PROVIDED RECORDS =

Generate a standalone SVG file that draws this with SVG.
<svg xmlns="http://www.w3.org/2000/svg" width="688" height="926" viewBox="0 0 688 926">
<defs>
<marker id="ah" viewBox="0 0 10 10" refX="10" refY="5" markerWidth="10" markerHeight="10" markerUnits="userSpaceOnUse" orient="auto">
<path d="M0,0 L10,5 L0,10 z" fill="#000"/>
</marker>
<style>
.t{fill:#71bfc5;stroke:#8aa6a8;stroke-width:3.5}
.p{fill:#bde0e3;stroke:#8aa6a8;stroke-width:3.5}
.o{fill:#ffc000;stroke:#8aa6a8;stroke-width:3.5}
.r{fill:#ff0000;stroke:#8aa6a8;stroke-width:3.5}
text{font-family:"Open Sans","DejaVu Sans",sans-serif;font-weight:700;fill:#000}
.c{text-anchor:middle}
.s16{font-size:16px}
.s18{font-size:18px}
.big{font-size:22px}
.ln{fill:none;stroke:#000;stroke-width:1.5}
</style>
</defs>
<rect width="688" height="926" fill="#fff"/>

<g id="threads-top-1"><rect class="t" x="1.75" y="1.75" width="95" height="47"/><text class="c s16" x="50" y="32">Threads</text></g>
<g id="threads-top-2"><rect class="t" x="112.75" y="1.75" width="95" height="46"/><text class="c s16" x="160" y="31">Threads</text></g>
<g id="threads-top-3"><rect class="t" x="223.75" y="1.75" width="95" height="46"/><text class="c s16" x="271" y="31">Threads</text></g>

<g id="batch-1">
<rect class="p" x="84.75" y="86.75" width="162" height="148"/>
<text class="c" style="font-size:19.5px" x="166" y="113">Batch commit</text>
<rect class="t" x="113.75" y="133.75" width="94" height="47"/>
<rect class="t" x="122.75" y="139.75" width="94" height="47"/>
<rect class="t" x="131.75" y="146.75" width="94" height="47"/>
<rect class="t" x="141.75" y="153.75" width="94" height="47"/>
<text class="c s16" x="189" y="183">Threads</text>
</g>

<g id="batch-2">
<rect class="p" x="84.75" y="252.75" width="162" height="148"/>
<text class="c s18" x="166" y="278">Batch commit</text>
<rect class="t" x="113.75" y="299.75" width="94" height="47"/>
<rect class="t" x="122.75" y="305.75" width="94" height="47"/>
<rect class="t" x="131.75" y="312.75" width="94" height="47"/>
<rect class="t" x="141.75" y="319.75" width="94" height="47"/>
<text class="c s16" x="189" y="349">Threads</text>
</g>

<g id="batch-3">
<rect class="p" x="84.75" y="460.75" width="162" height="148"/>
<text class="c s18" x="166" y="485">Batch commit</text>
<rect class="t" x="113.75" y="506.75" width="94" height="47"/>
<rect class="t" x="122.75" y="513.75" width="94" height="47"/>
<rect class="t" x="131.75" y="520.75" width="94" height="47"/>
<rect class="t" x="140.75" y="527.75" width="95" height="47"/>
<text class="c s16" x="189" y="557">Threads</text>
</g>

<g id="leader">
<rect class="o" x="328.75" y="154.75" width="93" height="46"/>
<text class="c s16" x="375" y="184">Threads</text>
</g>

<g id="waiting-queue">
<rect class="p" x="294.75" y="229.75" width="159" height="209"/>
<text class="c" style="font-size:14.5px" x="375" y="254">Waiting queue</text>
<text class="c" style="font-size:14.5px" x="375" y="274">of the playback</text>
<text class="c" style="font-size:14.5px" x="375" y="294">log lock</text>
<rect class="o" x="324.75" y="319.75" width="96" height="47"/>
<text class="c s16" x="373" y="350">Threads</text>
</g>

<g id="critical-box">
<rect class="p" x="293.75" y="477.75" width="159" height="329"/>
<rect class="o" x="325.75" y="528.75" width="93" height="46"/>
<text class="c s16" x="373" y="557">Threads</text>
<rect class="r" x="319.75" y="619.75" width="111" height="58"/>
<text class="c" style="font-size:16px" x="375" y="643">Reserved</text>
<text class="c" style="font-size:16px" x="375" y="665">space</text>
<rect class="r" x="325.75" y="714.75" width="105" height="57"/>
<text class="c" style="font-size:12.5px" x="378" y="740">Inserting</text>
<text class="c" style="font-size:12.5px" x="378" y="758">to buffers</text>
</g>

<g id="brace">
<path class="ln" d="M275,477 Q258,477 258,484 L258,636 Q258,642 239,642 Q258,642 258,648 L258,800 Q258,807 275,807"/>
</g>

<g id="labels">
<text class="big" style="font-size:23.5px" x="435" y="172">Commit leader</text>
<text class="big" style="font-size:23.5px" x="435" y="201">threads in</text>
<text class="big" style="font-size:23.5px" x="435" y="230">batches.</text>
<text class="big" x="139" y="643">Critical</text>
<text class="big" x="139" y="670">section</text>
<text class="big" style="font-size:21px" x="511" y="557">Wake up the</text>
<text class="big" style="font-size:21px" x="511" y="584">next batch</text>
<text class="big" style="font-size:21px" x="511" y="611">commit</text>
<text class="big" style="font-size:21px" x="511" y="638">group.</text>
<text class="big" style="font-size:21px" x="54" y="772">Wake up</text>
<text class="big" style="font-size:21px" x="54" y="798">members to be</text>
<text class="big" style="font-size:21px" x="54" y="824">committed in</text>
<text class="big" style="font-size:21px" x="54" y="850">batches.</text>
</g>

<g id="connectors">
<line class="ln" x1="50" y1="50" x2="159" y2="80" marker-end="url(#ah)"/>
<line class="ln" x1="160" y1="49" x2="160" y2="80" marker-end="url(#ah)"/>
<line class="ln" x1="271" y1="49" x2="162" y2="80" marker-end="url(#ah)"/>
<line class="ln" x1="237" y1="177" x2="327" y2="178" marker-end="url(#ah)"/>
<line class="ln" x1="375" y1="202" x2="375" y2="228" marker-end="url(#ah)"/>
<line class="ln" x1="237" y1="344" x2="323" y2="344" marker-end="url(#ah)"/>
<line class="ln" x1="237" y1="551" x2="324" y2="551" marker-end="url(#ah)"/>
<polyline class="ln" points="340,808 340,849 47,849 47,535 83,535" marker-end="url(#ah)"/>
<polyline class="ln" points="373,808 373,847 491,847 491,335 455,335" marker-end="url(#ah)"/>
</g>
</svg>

---

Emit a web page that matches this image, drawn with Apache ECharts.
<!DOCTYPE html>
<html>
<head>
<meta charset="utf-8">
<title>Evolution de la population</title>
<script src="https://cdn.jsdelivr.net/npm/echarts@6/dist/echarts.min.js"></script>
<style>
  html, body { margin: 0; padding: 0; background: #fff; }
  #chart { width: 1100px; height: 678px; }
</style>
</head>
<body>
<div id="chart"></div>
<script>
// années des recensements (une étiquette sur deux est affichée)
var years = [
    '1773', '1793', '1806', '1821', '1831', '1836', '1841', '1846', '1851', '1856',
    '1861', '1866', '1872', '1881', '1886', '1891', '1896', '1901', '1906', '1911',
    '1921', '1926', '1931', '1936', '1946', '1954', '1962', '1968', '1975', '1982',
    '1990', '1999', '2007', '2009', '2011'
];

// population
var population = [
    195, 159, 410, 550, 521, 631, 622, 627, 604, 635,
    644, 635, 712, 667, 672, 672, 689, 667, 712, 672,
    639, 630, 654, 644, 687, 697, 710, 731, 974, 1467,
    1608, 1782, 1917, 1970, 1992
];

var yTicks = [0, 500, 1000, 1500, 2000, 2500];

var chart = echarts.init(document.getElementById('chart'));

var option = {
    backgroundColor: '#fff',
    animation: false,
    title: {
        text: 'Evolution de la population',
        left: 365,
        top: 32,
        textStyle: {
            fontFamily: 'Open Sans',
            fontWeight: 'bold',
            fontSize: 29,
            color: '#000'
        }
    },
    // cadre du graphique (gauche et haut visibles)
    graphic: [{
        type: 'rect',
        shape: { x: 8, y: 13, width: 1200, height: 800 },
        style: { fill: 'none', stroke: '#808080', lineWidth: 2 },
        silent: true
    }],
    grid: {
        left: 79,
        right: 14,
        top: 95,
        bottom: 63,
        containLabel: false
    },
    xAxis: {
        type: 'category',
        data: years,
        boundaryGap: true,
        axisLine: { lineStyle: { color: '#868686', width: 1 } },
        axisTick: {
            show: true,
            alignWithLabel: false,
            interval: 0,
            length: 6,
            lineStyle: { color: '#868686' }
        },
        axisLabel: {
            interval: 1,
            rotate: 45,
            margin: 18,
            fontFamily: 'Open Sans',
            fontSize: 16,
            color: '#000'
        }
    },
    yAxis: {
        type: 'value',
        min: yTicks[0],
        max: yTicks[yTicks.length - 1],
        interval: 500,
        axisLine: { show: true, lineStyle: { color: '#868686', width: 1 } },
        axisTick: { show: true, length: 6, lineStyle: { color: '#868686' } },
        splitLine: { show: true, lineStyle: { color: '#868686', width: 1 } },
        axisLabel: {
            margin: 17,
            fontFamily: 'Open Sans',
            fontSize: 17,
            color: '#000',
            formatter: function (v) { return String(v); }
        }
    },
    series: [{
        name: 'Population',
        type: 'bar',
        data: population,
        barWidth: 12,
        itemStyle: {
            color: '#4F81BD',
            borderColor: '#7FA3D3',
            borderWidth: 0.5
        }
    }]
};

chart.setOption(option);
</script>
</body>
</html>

REQUIRED WORK =
Look above for the line that contains "Emit a web page". Starting there, transcribe every line exactly until you have copied the line that contains "var chart = echarts.init(document.getElementById('chart'));".

WORKED SOLUTION =
Emit a web page that matches this image, drawn with Apache ECharts.
<!DOCTYPE html>
<html>
<head>
<meta charset="utf-8">
<title>Evolution de la population</title>
<script src="https://cdn.jsdelivr.net/npm/echarts@6/dist/echarts.min.js"></script>
<style>
  html, body { margin: 0; padding: 0; background: #fff; }
  #chart { width: 1100px; height: 678px; }
</style>
</head>
<body>
<div id="chart"></div>
<script>
// années des recensements (une étiquette sur deux est affichée)
var years = [
    '1773', '1793', '1806', '1821', '1831', '1836', '1841', '1846', '1851', '1856',
    '1861', '1866', '1872', '1881', '1886', '1891', '1896', '1901', '1906', '1911',
    '1921', '1926', '1931', '1936', '1946', '1954', '1962', '1968', '1975', '1982',
    '1990', '1999', '2007', '2009', '2011'
];

// population
var population = [
    195, 159, 410, 550, 521, 631, 622, 627, 604, 635,
    644, 635, 712, 667, 672, 672, 689, 667, 712, 672,
    639, 630, 654, 644, 687, 697, 710, 731, 974, 1467,
    1608, 1782, 1917, 1970, 1992
];

var yTicks = [0, 500, 1000, 1500, 2000, 2500];

var chart = echarts.init(document.getElementById('chart'));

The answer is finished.